Reaching out to pick up her son’s framed photograph that sat among the floral tributes, the mother holds it to her breast before kissing and replacing the picture. Here again is yet another family riven apart by war, just like countless other families across Ukraine – and in Russia too – as a result of the inexplicable political ambitions of Vladimir Putin and some around him.

Where this war goes from here remains anyones guess. Perhaps Putin has finally realised his regime has bitten off more than it can chew in the shape of Ukraine’s fierce resistance, resolve, and determination to remain democratic and free from the shackles of dictatorship.

Perhaps the Russian leader will continue his next “phase” of the war in the Donbas regiona and east, in which case the carnage will continue and bodies pile up. In the meantime, he just might – out of sheer anger and frustration – try to lay waste to even more Ukrainian cities as the Russians already have in place like Mariupol, Kharkiv and elsewhere.

Casualty numbers and death tolls are among the most elusive figures in wartime with all sides seeking to underreport their own losses, while embellishing enemy casualties.
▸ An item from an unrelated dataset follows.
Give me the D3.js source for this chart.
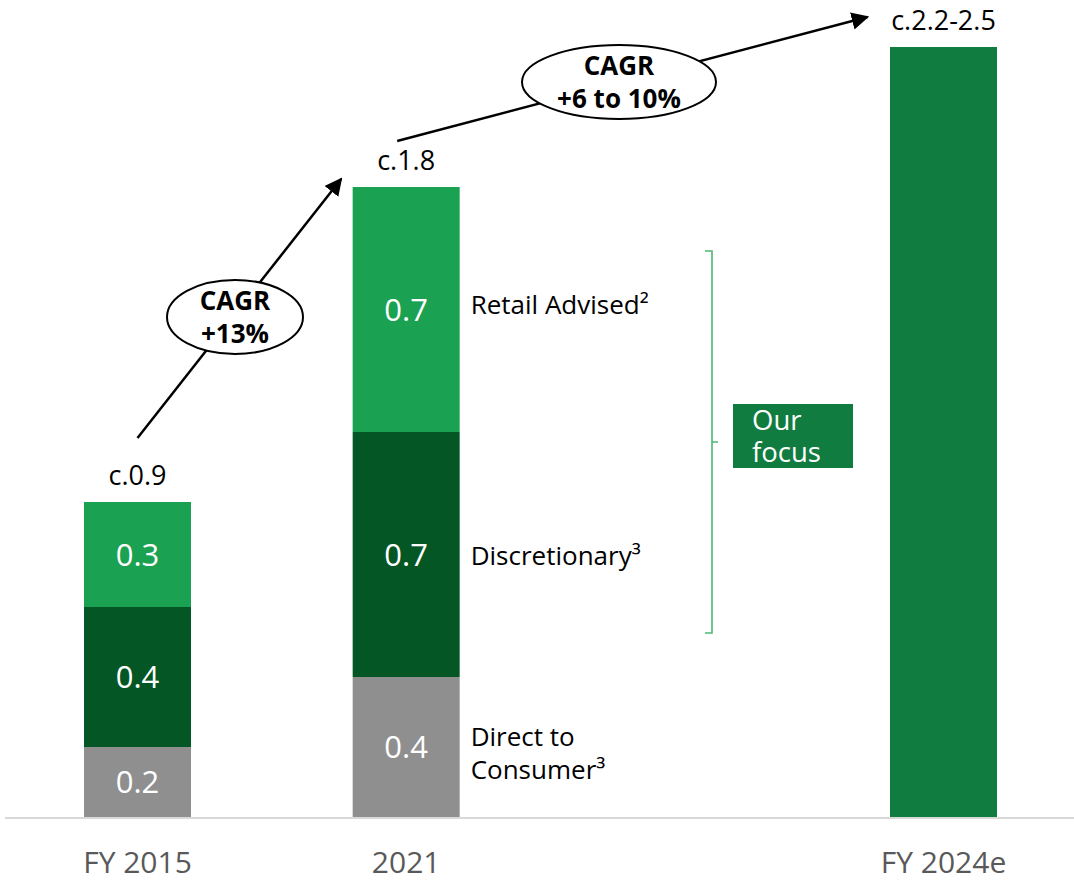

One thing certain in this conflict so far, however, is that thousands of combatants have died on both sides. As for civilians, the UN says an inability to confirm casualty counts amid ongoing fighting means the actual figures are likely much higher that even the most worst case estimates. All agree though the toll is horrific and that’s before factoring in the trauma inflicted upon individuals and communities alike. Here in Lviv many of the city’s citizens barely take notice of the almost daily air raid sirens that echo across town.

But mid-morning, almost daily, they continue to pause and line the cobbled streets outside Saints Peter and Paul Garrison Church and gather in the Lychakiv Cemetery.

There they pause to say goodbye to those they love. Those that have fallen in battle defending their homes and land.